The hiring of Steve Sax and Turner Ward by the Arizona Diamondbacks on Wednesday completes their coaching staff for the year 2013. Sax, who was hired as first base coach and baserunning instructor, will replace the recently fired Eric Young. Ward, will fill a new position on staff as the Assistant Hitting Coach, working under current hitting coach Don Baylor.
I am not opposed to the Diamondbacks firing of Eric Young and the hiring of a new first base/baserunning coach. One area of emphasis that Manager Kirk Gibson wanted to focus on last year was base running and the D’backs were miserable on the bases. They were worst in the N.L. in being picked-off (15) and were caught stealing 51 times in all, only one shy of the worst mark in the big leagues (Pirates). They also were not as aggressive on the base paths as Gibson wanted to be, as Gibson recently cited the lack of success they had as one of the main reasons as to why the team struggled
With the hiring of Sax, Gibson felt that he was the best man to mold the D’backs into his vision of an accountable, aggressive and smart base-running squad. Most remember Sax for his throwing issues and not for his prowess on the base paths. Over his 14-year major league career, the five-time All-Star second baseman had 622 stolen base attempts and was successful 444 times- a near 71 percent success rate. But, is Steve Sax the right man for this job?
He has never been a coach at any professional level. He has spent his post-baseball days working as a motivational speaker and in the finance world. According to ESPN.com, Sax recently sent out resumes to MLB teams and attended the MLB Winter Meetings in Tennessee to explore the possibility of him returning to baseball.
The fact that Sax spent eight years as a teammate of Gibson’s in L.A. screams cronyism. The D’backs cited that they picked Sax over Class AAA Reno manager Brett Butler. Butler was passed over even though he has not only professional coaching experience, but professional managerial experience (Class A Lancaster, Class AA Mobile, Class AAA Reno).
Butler should have been the choice instead of Sax for various reasons. The D’backs put up Sax stats with a slash line of .281/.335/.358 as something that should be celebrated. Butler’s slash line was better (.290/.377/.396) over a longer career (17 years). If that is criteria to be hired in this position, Butler is more qualified.

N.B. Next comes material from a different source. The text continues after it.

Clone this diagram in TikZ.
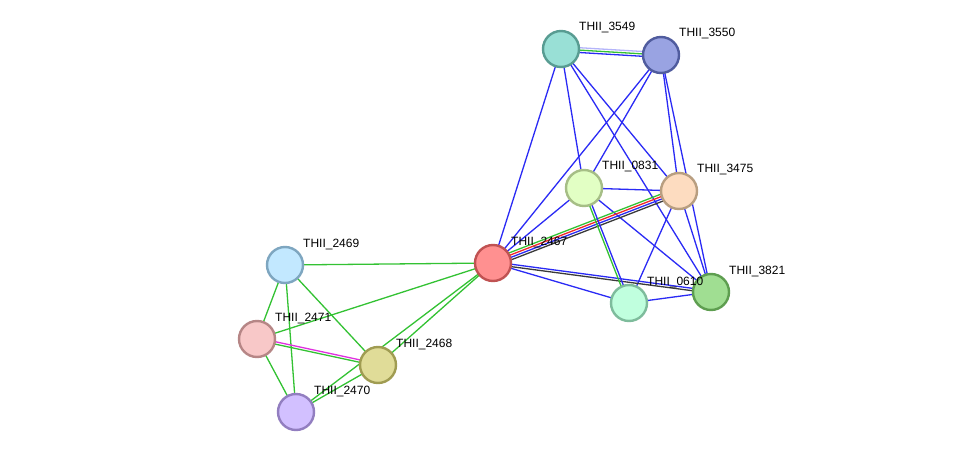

The D’backs also released stolen base statistics during Sax’s career. His 444 stolen bases were more than 100 less than Butler during his career (578). While Sax’s stolen base percentage was a little higher (71% to 68%), Butler attempted almost 200 more stolen bases than Sax.
When you add that Butler spent most of his time hitting in the lead-off position, a spot in the order where the D’backs have struggled for years, there could not have been a better fit. With Adam Eaton slotted to take over that position in the lineup, who better to tutor a quick, left-handed hitting contact hitter than a guy who made a living doing the same exact thing at the major league level for 17 years. Butler was known for his ability to get on-base and bunt, two other areas that Gibson wanted to improve.
Gibson also said that he hopes Sax will help improve his team’s “outfield play”. Wouldn’t a former player who led his league in fielding percentage for outfield players four times during his career (’85, ’91, ’93, ’97) be the better fit for a team trying to improve it’s outfield play.
Finally, there is something to be said for putting in your time in the organization. Butler has been part of the organization since his hiring in 2005. He has made his way up through the organization, impressing at every stop along the way. If you want people to remain loyal to your organization, you give those a chance who have worked hard for it. Butler has put in his time and did not deserve to get passed over.
For Kevin Towers and Kirk Gibson, this was a gamble, that for the D’backs hopefully pans out. I have significant doubts though as it usually takes quite a bit of time for a new coach to get acclimated, especially if he has no experience in the field he is jumping into.